It didn't last. It wasn't real - I only mentioned it because I was angry about it and wondering how to progress when my words had seemingly been buried and forgotten. Anyway, I'm out now and I'm not going back.


----------



## laser-monkey (Sep 7, 2012)

lonelyhusband321 said:


> Not to be a jerk or sarcastic, but I just don't understand why you two would've married to begin with.
> 
> The main ingredients - love, compassion, caring, understanding, lust - all of the ingredients for a really good marriage seem to never have been there.
> 
> Lenzi is right (IMO). It won't last. Cut the losses, but PLEASE don't engage in the bitter hatred thing...


I was talked into marrying. It's a strange thing. Once the ball was rolling, I found it harder and harder to back out. I don't know if you've ever lived with someone who controls you with anger, but it usually feels easier to do what they say, even if you know logically that it's making things harder in the long term.

Those ingredients were there, but they were unbalanced. I guess I just wanted it to work. Anyway, I'm done now. I'm out and I'm safe, and I'm not going back.

There's no hatred or bitterness from me. I feel lighter and freer than I have for a long time, and truely hope she's going to find a happy ending to her story. Someone out there can give her what she needs without giving their entire self away. That person isn't me. I'm cool with that.


----------



## laser-monkey (Sep 7, 2012)

john117 said:


> I kind of wonder about the seriously ill part... Certainly no love lost between OP and his partner, but some people don't take illness well.
> 
> In broad terms are we talking life threatening, lifestyle induced, stress induced, etcetera. It's not quite as simple as one thinks.
> 
> If you want to go your separate ways by all means do so but find some closure. If you split and have unresolved issues you'll repeat this exact story. As will she.


Yes to life threatening, and probably yes to lifestyle and stress induced.

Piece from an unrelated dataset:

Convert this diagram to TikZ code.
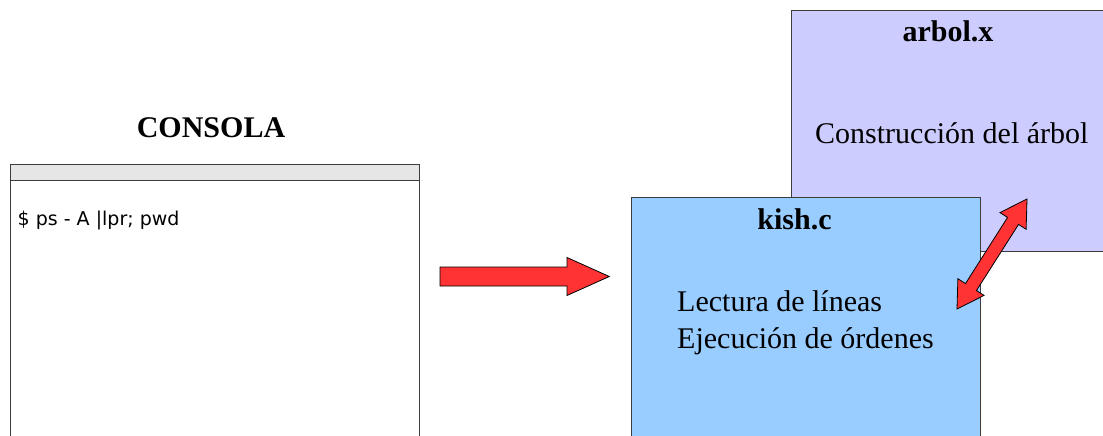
\documentclass[tikz,border=0pt]{standalone}
\usepackage{fontspec}
\setmainfont{Liberation Serif}
\newfontfamily\consolefont{DejaVu Sans}
\usetikzlibrary{calc}
\definecolor{arbolfill}{HTML}{CCCCFF}
\definecolor{kishfill}{HTML}{99CCFF}
\definecolor{barfill}{HTML}{E6E6E6}
\definecolor{arrowred}{HTML}{FF3333}
\definecolor{edgegray}{HTML}{3C3C3C}
\tikzset{
  panel/.style={draw=edgegray, line width=1pt, inner sep=0pt, anchor=north west},
  blockarrow/.style={draw=black, fill=arrowred, line width=0.8pt, line join=miter},
  title/.style={inner sep=0pt, font=\fontsize{30}{36}\selectfont\bfseries},
  body/.style={inner sep=0pt, font=\fontsize{30}{36}\selectfont},
  cmd/.style={inner sep=0pt, font=\consolefont\fontsize{19}{23}\selectfont}
}
\begin{document}
\begin{tikzpicture}[x=1pt, y=-1pt]
\useasboundingbox (0,0) rectangle (1103,436);
\clip (0,0) rectangle (1103,436);
% console window
\node[panel, fill=white, minimum width=409pt, minimum height=300pt] (console) at (10,164) {};
\node[panel, fill=barfill, minimum width=409pt, minimum height=16pt] (bar) at (10,164) {};
\node[title, anchor=base] (consola) at (211,137.7) {CONSOLA};
\node[cmd, anchor=base west] (cmdtext) at (17.5,225.5) {\$ ps - A |lpr; pwd};
% arbol.x box
\node[panel, fill=arbolfill, minimum width=340pt, minimum height=241pt] (arbol) at (791,10) {};
\node[title, anchor=base] (arboltitle) at (948,41.7) {arbol.x};
\node[body, anchor=base west] (construccion) at (815,143.3) {Construcción del árbol};
% kish.c box
\node[panel, fill=kishfill, minimum width=349pt, minimum height=280pt] (kish) at (631,197) {};
\node[title, anchor=base] (kishtitle) at (794.5,229.3) {kish.c};
\node[body, anchor=base west] (lectura) at (677,311.7) {Lectura de líneas};
\node[body, anchor=base west] (ejecucion) at (677,348.5) {Ejecución de órdenes};
% horizontal block arrow
\coordinate (r1) at (440,276.5);
\coordinate (r2) at (609.3,276.5);
\path[blockarrow] (r1) ++(0,-9.5) -- ++(127,0) -- ++(0,-9.5) -- (r2)
  -- ($(r2)+(-42.3,19)$) -- ++(0,-9.5) -- ($(r1)+(0,9.5)$) -- cycle;
% double block arrow between kish.c and arbol.x
\coordinate (d1) at (1027,199);
\coordinate (d2) at (957,309);
\path[blockarrow] (d1)
  -- ($(d1)!26pt!(d2)!15.5pt!90:(d2)$)
  -- ($(d1)!26pt!(d2)!6.5pt!90:(d2)$)
  -- ($(d2)!26pt!(d1)!6.5pt!-90:(d1)$)
  -- ($(d2)!26pt!(d1)!15.5pt!-90:(d1)$)
  -- (d2)
  -- ($(d2)!26pt!(d1)!15.5pt!90:(d1)$)
  -- ($(d2)!26pt!(d1)!6.5pt!90:(d1)$)
  -- ($(d1)!26pt!(d2)!6.5pt!-90:(d2)$)
  -- ($(d1)!26pt!(d2)!15.5pt!-90:(d2)$)
  -- cycle;
\end{tikzpicture}
\end{document}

Actually the illness brought us closer together during the worst parts. I felt useful, and needed - and I was. I just wasn't especially wanted, or desired, and continue not to be.

Thanks for the advice on closure. I'm not carrying any resentment away from this relationship. I don't see those years as lost, because there were plenty of good times and I've learned a lot. I'll enjoy the happy memories but I won't be fooled by them like I used to be. She's a good person, just no longer right for me.


----------